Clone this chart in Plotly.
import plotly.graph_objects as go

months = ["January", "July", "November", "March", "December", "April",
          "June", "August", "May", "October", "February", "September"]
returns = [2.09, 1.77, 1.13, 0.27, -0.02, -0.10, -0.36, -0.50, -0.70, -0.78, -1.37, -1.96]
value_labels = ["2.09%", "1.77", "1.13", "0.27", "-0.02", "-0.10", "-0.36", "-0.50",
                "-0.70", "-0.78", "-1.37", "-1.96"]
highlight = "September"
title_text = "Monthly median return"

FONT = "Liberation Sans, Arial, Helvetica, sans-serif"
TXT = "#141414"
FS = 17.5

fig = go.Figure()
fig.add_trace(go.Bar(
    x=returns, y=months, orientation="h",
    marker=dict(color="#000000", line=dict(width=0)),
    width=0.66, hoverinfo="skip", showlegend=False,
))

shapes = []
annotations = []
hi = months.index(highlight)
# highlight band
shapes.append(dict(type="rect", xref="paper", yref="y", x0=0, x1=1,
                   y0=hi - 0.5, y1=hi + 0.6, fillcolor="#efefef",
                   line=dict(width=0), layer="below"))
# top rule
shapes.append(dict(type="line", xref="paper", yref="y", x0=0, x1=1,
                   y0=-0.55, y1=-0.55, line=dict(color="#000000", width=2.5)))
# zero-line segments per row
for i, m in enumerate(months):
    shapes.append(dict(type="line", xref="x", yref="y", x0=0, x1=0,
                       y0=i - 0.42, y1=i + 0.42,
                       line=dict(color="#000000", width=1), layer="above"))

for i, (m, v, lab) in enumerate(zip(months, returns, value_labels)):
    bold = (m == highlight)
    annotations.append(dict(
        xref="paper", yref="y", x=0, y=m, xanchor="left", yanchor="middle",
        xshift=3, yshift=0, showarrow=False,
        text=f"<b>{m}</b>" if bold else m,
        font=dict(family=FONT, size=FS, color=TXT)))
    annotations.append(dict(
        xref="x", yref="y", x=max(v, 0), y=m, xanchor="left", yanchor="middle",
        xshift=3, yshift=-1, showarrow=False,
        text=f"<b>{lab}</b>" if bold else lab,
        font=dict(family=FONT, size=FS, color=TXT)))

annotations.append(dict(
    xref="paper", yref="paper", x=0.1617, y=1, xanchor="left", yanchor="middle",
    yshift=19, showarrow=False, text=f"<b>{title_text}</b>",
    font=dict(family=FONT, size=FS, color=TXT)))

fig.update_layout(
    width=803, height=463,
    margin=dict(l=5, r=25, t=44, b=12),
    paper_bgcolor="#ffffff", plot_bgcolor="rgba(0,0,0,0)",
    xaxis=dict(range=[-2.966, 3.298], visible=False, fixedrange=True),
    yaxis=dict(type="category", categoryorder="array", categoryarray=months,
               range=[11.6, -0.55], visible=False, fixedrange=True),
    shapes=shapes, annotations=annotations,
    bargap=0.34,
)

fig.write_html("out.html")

---+---

** Task instructions **
Lines from the start of the material above through the line containing "import plotly.graph_objects as go" are to be duplicated exactly, and only those.

** Exercise response **
Clone this chart in Plotly.
import plotly.graph_objects as go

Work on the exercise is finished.